Mainz/Bonn - Vorbei die Zeiten in denen Dackelherrchen einen Cordhut trugen und sich im Zuchtverein organisierten. Für den Hundehalter von heute hat der Dackel den gleichen Status wie die Hornbrille oder der ganz, ganz schmale Schlips: Vintage, Retro, so out, dass er schon wieder in ist.
Besonders deutlich lässt sich der langsame Wandel der Szene an den Hundenamen ablesen: Wer an seine Leine heute noch einen Waldi, Hasso oder Bello kettet, outet sich als von gestern. Die klassischen Vokabeln nutzt inzwischen fast niemand mehr, wie die Magisterarbeit einer Studentin am Deutschen Institut der Universität in Mainz ergab.

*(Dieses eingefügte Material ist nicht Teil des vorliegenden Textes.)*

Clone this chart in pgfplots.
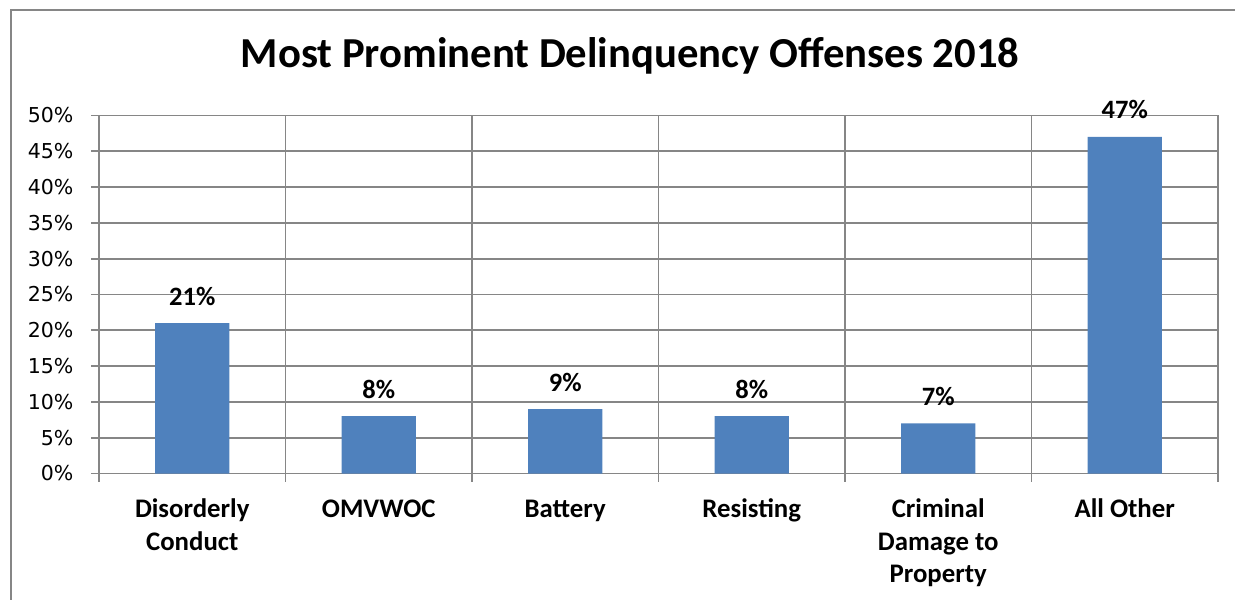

Lieber rufen die Deutschen beim Gassigehen nach alkoholischen Getränken: Die Befragung von 1000 deutschen Hundehaltern habe ergeben, dass viele Hunde Jim Beam, Asti oder Brandy heißen, sagt Damaris Nübling. Die Namenkundlerin hat die Magisterarbeit der Studentin betreut. Noch beliebter seien Menschennamen: Ben oder Benny sowie Sam oder Sammy führen das Ranking an. Besonders interessant findet die Wissenschaftlerin, dass auch Lilly und Max zu den Favoriten zählen - die spielen auch bei Kindernamen ganz vorne mit.

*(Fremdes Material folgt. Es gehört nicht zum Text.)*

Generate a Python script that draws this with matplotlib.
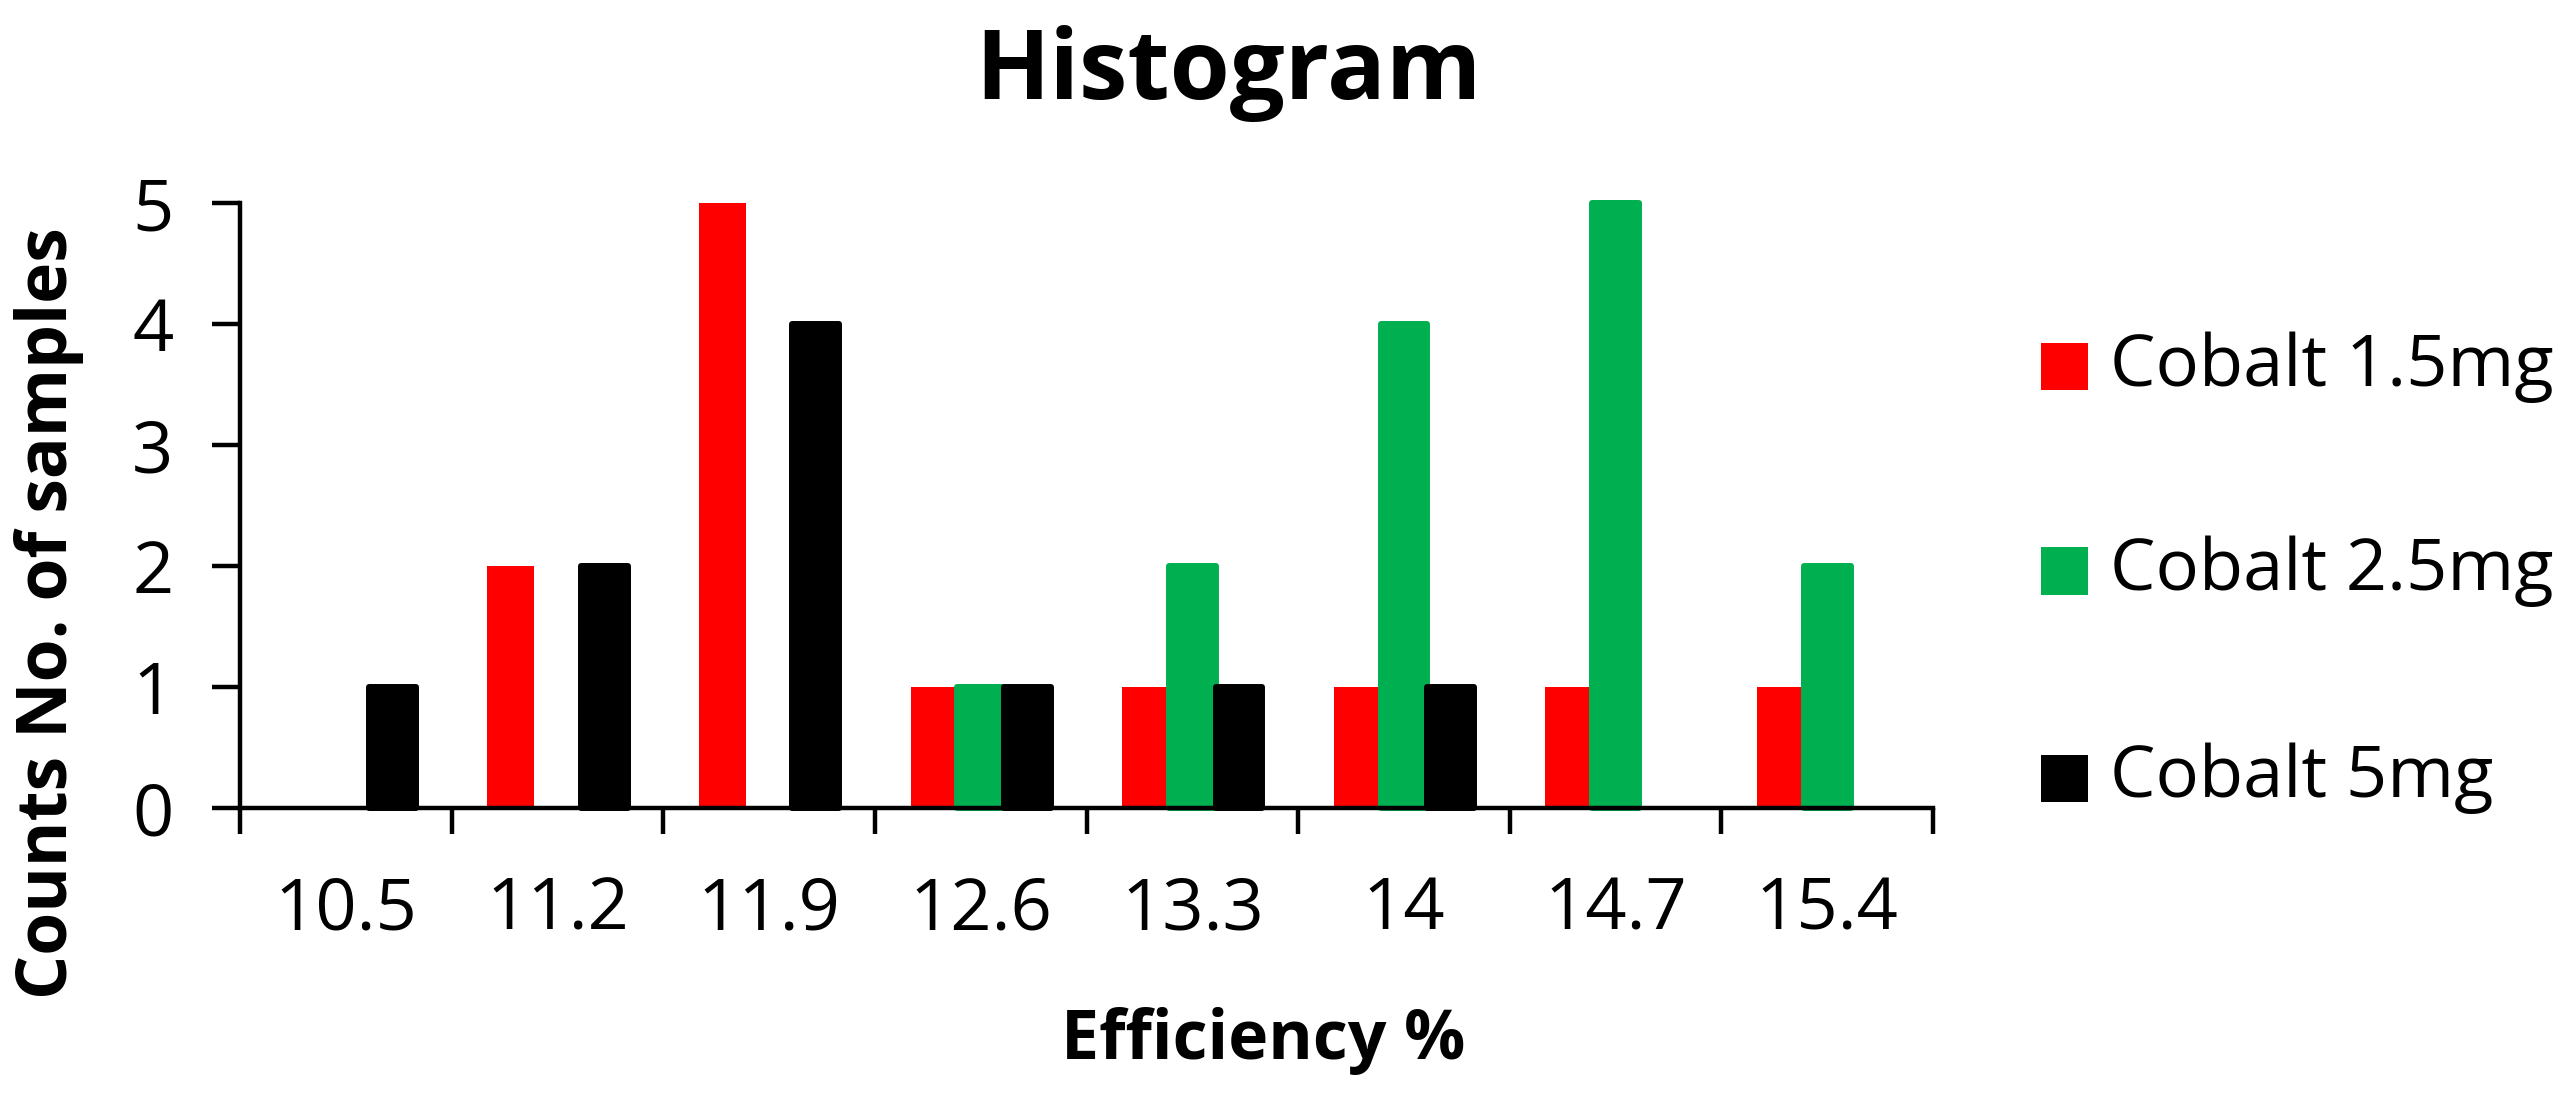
import matplotlib
matplotlib.use("Agg")
import matplotlib.pyplot as plt
from matplotlib.patches import Rectangle
import numpy as np

categories = ["10.5", "11.2", "11.9", "12.6", "13.3", "14", "14.7", "15.4"]
series_names = ["Cobalt 1.5mg", "Cobalt 2.5mg", "Cobalt 5mg"]
cobalt_15 = [0, 2, 5, 1, 1, 1, 1, 1]
cobalt_25 = [0, 0, 0, 1, 2, 4, 5, 2]
cobalt_5 = [1, 2, 4, 1, 1, 1, 0, 0]
y_ticks = [0, 1, 2, 3, 4, 5]

colors = ["#FF0000", "#00B050", "#000000"]
edge_lw = [0, 4.3, 4.3]

plt.rcParams['font.family'] = ['Open Sans', 'DejaVu Sans']

W, H = 2571, 1102
fig = plt.figure(figsize=(W / 100, H / 100), dpi=100)
ax = fig.add_axes([240 / W, 1 - 808 / H, (1933 - 240) / W, (808 - 203) / H])

x = np.arange(len(categories))
bw = 0.221
for k, (vals, c, lw) in enumerate(zip([cobalt_15, cobalt_25, cobalt_5], colors, edge_lw)):
    lws = [lw if v > 0 else 0 for v in vals]
    ax.bar(x + (k - 1) * bw, vals, width=bw, color=c,
           edgecolor=c, linewidth=lws,
           joinstyle='round', clip_on=False, zorder=2 + k)

ax.set_xlim(-0.5, len(categories) - 0.5)
ax.set_ylim(0, 5)
for s in ['top', 'right']:
    ax.spines[s].set_visible(False)
for s in ['left', 'bottom']:
    ax.spines[s].set_linewidth(3.2)
    ax.spines[s].set_zorder(10)

ax.set_yticks(y_ticks)
ax.set_yticklabels([str(v) for v in y_ticks], fontsize=52)
ax.tick_params(axis='y', length=20, width=3.2, pad=28)

ax.set_xticks(np.arange(-0.5, len(categories), 1.0))
ax.set_xticklabels([])
ax.tick_params(axis='x', which='major', length=19, width=3.2)
ax.set_xticks(x, minor=True)
ax.set_xticklabels(categories, minor=True, fontsize=52)
ax.tick_params(axis='x', which='minor', length=0, pad=48)

fig.text(1228 / W, 1 - 74 / H, "Histogram", ha='center', va='center',
         fontsize=70, fontweight='bold')
fig.text(1263 / W, 1 - 1041 / H, "Efficiency %", ha='center', va='center',
         fontsize=49, fontweight='bold')
fig.text(49 / W, 1 - 613 / H, "Counts No. of samples", ha='center', va='center',
         rotation=90, fontsize=50, fontweight='bold')

# legend
leg_y = [367, 571, 778]
sq = 47
for name, c, yy in zip(series_names, colors, leg_y):
    fig.patches.append(Rectangle((2041 / W, 1 - (yy + sq / 2) / H), sq / W, sq / H,
                                 transform=fig.transFigure, facecolor=c,
                                 edgecolor='none', figure=fig))
    fig.text(2110 / W, 1 - yy / H, name, ha='left', va='center', fontsize=52)

fig.savefig("out.png", dpi=100, facecolor='white')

"Damit ist der Hund gewissermaßen von der Hundehütte ins menschliche Bett gekommen", sagt Nübling. Die Ursache für die Alkoholmarken-Affinität mancher Halter vermuten die Germanisten in deren Eindeutigkeit. "Indem Hundehalter sagen, welchen edlen Alkohol sie trinken, können sie sich sozial einordnen." Mit Hundenamen wie London oder Paris weise der Halter möglicherweise auf seinen weiten Horizont hin.

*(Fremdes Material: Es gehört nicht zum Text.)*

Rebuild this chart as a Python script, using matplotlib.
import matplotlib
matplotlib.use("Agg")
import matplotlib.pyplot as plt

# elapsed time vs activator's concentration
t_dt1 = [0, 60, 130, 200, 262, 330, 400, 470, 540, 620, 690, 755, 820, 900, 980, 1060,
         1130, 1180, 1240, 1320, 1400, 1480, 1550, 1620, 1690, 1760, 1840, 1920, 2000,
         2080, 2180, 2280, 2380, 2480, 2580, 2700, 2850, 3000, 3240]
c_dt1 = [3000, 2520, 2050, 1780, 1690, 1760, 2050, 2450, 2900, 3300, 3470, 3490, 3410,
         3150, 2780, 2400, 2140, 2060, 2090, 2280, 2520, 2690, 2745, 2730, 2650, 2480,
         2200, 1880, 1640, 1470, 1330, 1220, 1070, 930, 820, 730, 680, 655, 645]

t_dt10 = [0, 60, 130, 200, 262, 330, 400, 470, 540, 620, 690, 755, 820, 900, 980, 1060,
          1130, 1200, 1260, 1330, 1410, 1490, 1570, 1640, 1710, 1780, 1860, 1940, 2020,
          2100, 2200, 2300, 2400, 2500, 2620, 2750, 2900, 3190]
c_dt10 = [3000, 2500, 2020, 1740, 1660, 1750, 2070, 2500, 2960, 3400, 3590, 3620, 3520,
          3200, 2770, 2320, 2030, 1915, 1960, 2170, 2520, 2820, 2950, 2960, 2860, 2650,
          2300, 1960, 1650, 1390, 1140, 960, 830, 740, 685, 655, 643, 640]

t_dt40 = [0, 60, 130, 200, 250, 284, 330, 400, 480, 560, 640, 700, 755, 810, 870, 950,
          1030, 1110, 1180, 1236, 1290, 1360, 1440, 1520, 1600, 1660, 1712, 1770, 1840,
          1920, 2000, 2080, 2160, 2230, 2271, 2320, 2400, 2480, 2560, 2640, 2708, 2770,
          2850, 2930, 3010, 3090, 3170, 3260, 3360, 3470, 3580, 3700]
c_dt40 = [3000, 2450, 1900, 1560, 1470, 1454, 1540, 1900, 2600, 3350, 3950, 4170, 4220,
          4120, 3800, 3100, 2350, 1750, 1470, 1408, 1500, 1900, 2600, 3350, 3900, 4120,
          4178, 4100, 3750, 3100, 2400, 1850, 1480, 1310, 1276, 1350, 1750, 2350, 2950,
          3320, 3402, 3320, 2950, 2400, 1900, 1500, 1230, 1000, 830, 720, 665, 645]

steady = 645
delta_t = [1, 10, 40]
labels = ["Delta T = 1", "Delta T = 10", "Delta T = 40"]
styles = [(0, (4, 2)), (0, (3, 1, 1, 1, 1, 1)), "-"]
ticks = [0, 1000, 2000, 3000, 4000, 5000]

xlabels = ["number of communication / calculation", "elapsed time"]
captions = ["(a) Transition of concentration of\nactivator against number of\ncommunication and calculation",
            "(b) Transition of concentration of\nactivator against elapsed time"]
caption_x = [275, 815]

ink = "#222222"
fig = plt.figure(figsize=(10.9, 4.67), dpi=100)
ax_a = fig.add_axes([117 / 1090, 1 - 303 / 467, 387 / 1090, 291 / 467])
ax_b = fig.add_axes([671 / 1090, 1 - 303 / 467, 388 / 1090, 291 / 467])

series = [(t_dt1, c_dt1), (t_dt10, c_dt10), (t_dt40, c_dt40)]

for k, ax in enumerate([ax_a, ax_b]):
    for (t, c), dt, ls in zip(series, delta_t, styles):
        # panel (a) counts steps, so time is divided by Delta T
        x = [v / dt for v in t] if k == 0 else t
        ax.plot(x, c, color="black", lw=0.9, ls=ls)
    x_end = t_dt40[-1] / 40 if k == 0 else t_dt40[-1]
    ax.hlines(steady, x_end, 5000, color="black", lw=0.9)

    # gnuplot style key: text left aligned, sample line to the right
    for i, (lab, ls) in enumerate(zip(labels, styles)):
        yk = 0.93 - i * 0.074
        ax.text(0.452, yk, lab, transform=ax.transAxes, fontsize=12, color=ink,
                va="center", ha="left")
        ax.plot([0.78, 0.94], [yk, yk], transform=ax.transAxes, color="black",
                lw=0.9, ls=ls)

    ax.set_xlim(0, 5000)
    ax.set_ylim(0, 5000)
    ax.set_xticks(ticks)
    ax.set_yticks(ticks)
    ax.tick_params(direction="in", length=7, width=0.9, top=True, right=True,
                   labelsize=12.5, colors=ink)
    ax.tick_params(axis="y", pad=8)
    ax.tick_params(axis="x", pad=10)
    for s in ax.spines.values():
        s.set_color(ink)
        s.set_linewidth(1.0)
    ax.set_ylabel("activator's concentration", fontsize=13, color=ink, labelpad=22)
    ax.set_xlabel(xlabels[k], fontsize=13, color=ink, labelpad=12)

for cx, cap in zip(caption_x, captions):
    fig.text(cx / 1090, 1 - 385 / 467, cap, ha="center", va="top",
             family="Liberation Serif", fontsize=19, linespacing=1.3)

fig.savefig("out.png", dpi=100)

Aber auch der Cordhut-Dackelfreund ist noch nicht ganz verschwunden. Viele der kleinen Wursthunde schlafen noch immer neben Eiche-rustikal-Schrankwänden. Nur liegen mittlerweile wahrscheinlich genauso viele von ihnen in minimalistisch eingerichteten Großstadt-Lofts - Hundehalter lassen sich nicht mehr kategorisieren. "Die Motive, aus denen Menschen Hunde halten, sind einfach immer vielfältiger geworden", sagt die Psychologin Silke Wechsung, die an der Universität Bonn ein Forschungsprojekt zur Mensch-Hund-Beziehung geleitet hat.
Das Motiv "Freude am Züchten" gibt es noch immer. "Es gibt noch die klassischen alten Schäferhund-Liebhaber." Allerdings sind laut Wechsung in den vergangenen Jahrzehnten viele weitere Motive dazugekommen. "Vom Mode-Accessoire bis zur Waffe - Hunde erfüllen die unterschiedlichsten Funktionen", sagt die Psychologin.
Wer trendy sein will, wählt als treuen Begleiter derzeit die Klassiker: "Alte Hunderassen werden neu entdeckt. Der Dackel zum Beispiel hat lange Zeit keine Rolle gespielt, kommt jetzt aber wieder", sagt Wechsung. Der Vierbeiner kann sogar die Funktion eines protzigen Sportwagens erfüllen: "Wer sein Image aufbessern will, macht das manchmal mit einem teuer und edel aussehenden Rassehund."